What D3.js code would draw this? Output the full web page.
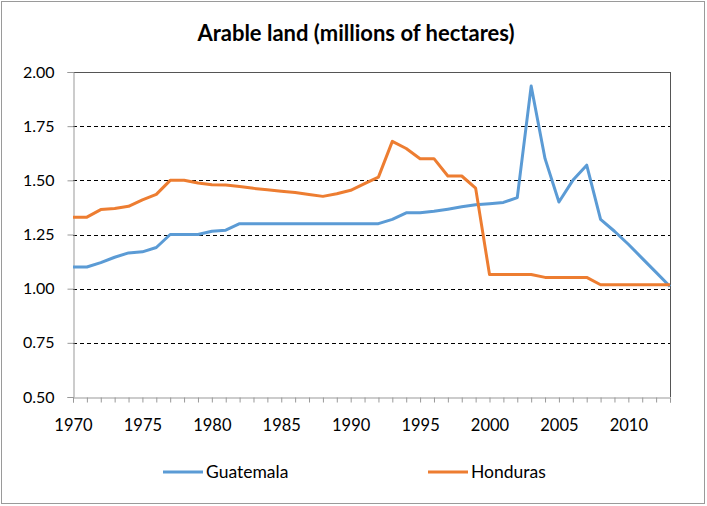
<!DOCTYPE html>
<html><head><meta charset="utf-8">
<script src="https://cdn.jsdelivr.net/npm/d3@7"></script>
<style>body{margin:0;background:#fff}svg{display:block}</style>
</head><body>
<script>
const years = d3.range(1970, 2014);
const guatemala = [1.10,1.10,1.12,1.145,1.165,1.17,1.19,1.25,1.25,1.25,1.265,1.27,1.30,1.30,1.30,1.30,1.30,1.30,1.30,1.30,1.30,1.30,1.30,1.32,1.35,1.35,1.357,1.367,1.378,1.387,1.392,1.398,1.42,1.935,1.60,1.40,1.50,1.57,1.32,1.265,1.205,1.14,1.075,1.01];
const honduras = [1.33,1.33,1.365,1.37,1.38,1.41,1.435,1.50,1.50,1.488,1.48,1.478,1.472,1.463,1.457,1.45,1.444,1.435,1.426,1.438,1.454,1.485,1.515,1.68,1.647,1.60,1.60,1.52,1.52,1.464,1.065,1.065,1.065,1.065,1.052,1.052,1.052,1.052,1.018,1.018,1.018,1.018,1.018,1.018];
const yTicks = [0.50,0.75,1.00,1.25,1.50,1.75,2.00];
const xLabels = [1970,1975,1980,1985,1990,1995,2000,2005,2010];
const series = [{name:"Guatemala", values:guatemala, color:"#5B9BD5"},{name:"Honduras", values:honduras, color:"#ED7D31"}];

const W=707,H=506;
const font = "Lato, 'Noto Sans', sans-serif";
const svg = d3.select("body").append("svg").attr("width",W).attr("height",H);
svg.append("rect").attr("x",1.5).attr("y",1.5).attr("width",W-4).attr("height",H-4).attr("fill","#fff").attr("stroke","#9a9a9a");

const L=73,R=670,T=72,B=397;
const x = d3.scaleLinear().domain([1970,2013]).range([L,R]);
const y = d3.scaleLinear().domain([0.5,2.0]).range([B,T]);

svg.append("text").attr("x",356).attr("y",41).attr("text-anchor","middle")
  .attr("font-family",font).attr("font-weight","bold").attr("font-size",22).attr("fill","#000")
  .text("Arable land (millions of hectares)");

// gridlines
svg.append("g").selectAll("line").data(yTicks.filter(v=>v>0.5&&v<2.0)).join("line")
  .attr("x1",L).attr("x2",R).attr("y1",d=>Math.round(y(d))+0.5).attr("y2",d=>Math.round(y(d))+0.5)
  .attr("stroke","#000").attr("stroke-dasharray","4,3").attr("stroke-width",1);
// plot border top/right
svg.append("line").attr("x1",L).attr("x2",R).attr("y1",T+0.5).attr("y2",T+0.5).attr("stroke","#555");
svg.append("line").attr("x1",R+0.5).attr("x2",R+0.5).attr("y1",T).attr("y2",B).attr("stroke","#555");

// y axis
const yAxis = d3.axisLeft(y).tickValues(yTicks).tickFormat(d3.format(".2f")).tickSize(6).tickPadding(13);
const gy = svg.append("g").attr("transform",`translate(${L+0.5},0)`).call(yAxis);
gy.select(".domain").attr("stroke","#999");
gy.selectAll(".tick line").attr("stroke","#999");
gy.selectAll("text").attr("font-family",font).attr("font-size",16).attr("fill","#000");

// x axis
const xAxis = d3.axisBottom(x).tickValues(years).tickSize(5).tickFormat(d=>xLabels.includes(d)?d:"").tickPadding(17);
const gx = svg.append("g").attr("transform",`translate(0,${B+0.5})`).call(xAxis);
gx.select(".domain").attr("stroke","#999");
gx.selectAll(".tick line").attr("stroke","#999");
gx.selectAll("text").attr("font-family",font).attr("font-size",16.5).attr("fill","#000");

const line = d3.line().x((d,i)=>x(years[i])).y(d=>y(d));
series.forEach(s=>{
  svg.append("path").datum(s.values).attr("d",line).attr("fill","none")
    .attr("stroke",s.color).attr("stroke-width",3).attr("stroke-linejoin","round");
});

// legend
const leg = [{x:163},{x:428}];
series.forEach((s,i)=>{
  const lx = leg[i].x;
  svg.append("line").attr("x1",lx).attr("x2",lx+40).attr("y1",472).attr("y2",472).attr("stroke",s.color).attr("stroke-width",3);
  svg.append("text").attr("x",lx+43).attr("y",478).attr("font-family",font).attr("font-size",17.5).attr("fill","#000").text(s.name);
});
</script>
</body></html>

#### Problem details
In this exercise, set down all of the data exactly, without the pictures.

#### Solution for this problem
What D3.js code would draw this? Output the full web page.
<!DOCTYPE html>
<html><head><meta charset="utf-8">
<script src="https://cdn.jsdelivr.net/npm/d3@7"></script>
<style>body{margin:0;background:#fff}svg{display:block}</style>
</head><body>
<script>
const years = d3.range(1970, 2014);
const guatemala = [1.10,1.10,1.12,1.145,1.165,1.17,1.19,1.25,1.25,1.25,1.265,1.27,1.30,1.30,1.30,1.30,1.30,1.30,1.30,1.30,1.30,1.30,1.30,1.32,1.35,1.35,1.357,1.367,1.378,1.387,1.392,1.398,1.42,1.935,1.60,1.40,1.50,1.57,1.32,1.265,1.205,1.14,1.075,1.01];
const honduras = [1.33,1.33,1.365,1.37,1.38,1.41,1.435,1.50,1.50,1.488,1.48,1.478,1.472,1.463,1.457,1.45,1.444,1.435,1.426,1.438,1.454,1.485,1.515,1.68,1.647,1.60,1.60,1.52,1.52,1.464,1.065,1.065,1.065,1.065,1.052,1.052,1.052,1.052,1.018,1.018,1.018,1.018,1.018,1.018];
const yTicks = [0.50,0.75,1.00,1.25,1.50,1.75,2.00];
const xLabels = [1970,1975,1980,1985,1990,1995,2000,2005,2010];
const series = [{name:"Guatemala", values:guatemala, color:"#5B9BD5"},{name:"Honduras", values:honduras, color:"#ED7D31"}];

const W=707,H=506;
const font = "Lato, 'Noto Sans', sans-serif";
const svg = d3.select("body").append("svg").attr("width",W).attr("height",H);
svg.append("rect").attr("x",1.5).attr("y",1.5).attr("width",W-4).attr("height",H-4).attr("fill","#fff").attr("stroke","#9a9a9a");

const L=73,R=670,T=72,B=397;
const x = d3.scaleLinear().domain([1970,2013]).range([L,R]);
const y = d3.scaleLinear().domain([0.5,2.0]).range([B,T]);

svg.append("text").attr("x",356).attr("y",41).attr("text-anchor","middle")
  .attr("font-family",font).attr("font-weight","bold").attr("font-size",22).attr("fill","#000")
  .text("Arable land (millions of hectares)");

// gridlines
svg.append("g").selectAll("line").data(yTicks.filter(v=>v>0.5&&v<2.0)).join("line")
  .attr("x1",L).attr("x2",R).attr("y1",d=>Math.round(y(d))+0.5).attr("y2",d=>Math.round(y(d))+0.5)
  .attr("stroke","#000").attr("stroke-dasharray","4,3").attr("stroke-width",1);
// plot border top/right
svg.append("line").attr("x1",L).attr("x2",R).attr("y1",T+0.5).attr("y2",T+0.5).attr("stroke","#555");
svg.append("line").attr("x1",R+0.5).attr("x2",R+0.5).attr("y1",T).attr("y2",B).attr("stroke","#555");

// y axis
const yAxis = d3.axisLeft(y).tickValues(yTicks).tickFormat(d3.format(".2f")).tickSize(6).tickPadding(13);
const gy = svg.append("g").attr("transform",`translate(${L+0.5},0)`).call(yAxis);
gy.select(".domain").attr("stroke","#999");
gy.selectAll(".tick line").attr("stroke","#999");
gy.selectAll("text").attr("font-family",font).attr("font-size",16).attr("fill","#000");

// x axis
const xAxis = d3.axisBottom(x).tickValues(years).tickSize(5).tickFormat(d=>xLabels.includes(d)?d:"").tickPadding(17);
const gx = svg.append("g").attr("transform",`translate(0,${B+0.5})`).call(xAxis);
gx.select(".domain").attr("stroke","#999");
gx.selectAll(".tick line").attr("stroke","#999");
gx.selectAll("text").attr("font-family",font).attr("font-size",16.5).attr("fill","#000");

const line = d3.line().x((d,i)=>x(years[i])).y(d=>y(d));
series.forEach(s=>{
  svg.append("path").datum(s.values).attr("d",line).attr("fill","none")
    .attr("stroke",s.color).attr("stroke-width",3).attr("stroke-linejoin","round");
});

// legend
const leg = [{x:163},{x:428}];
series.forEach((s,i)=>{
  const lx = leg[i].x;
  svg.append("line").attr("x1",lx).attr("x2",lx+40).attr("y1",472).attr("y2",472).attr("stroke",s.color).attr("stroke-width",3);
  svg.append("text").attr("x",lx+43).attr("y",478).attr("font-family",font).attr("font-size",17.5).attr("fill","#000").text(s.name);
});
</script>
</body></html>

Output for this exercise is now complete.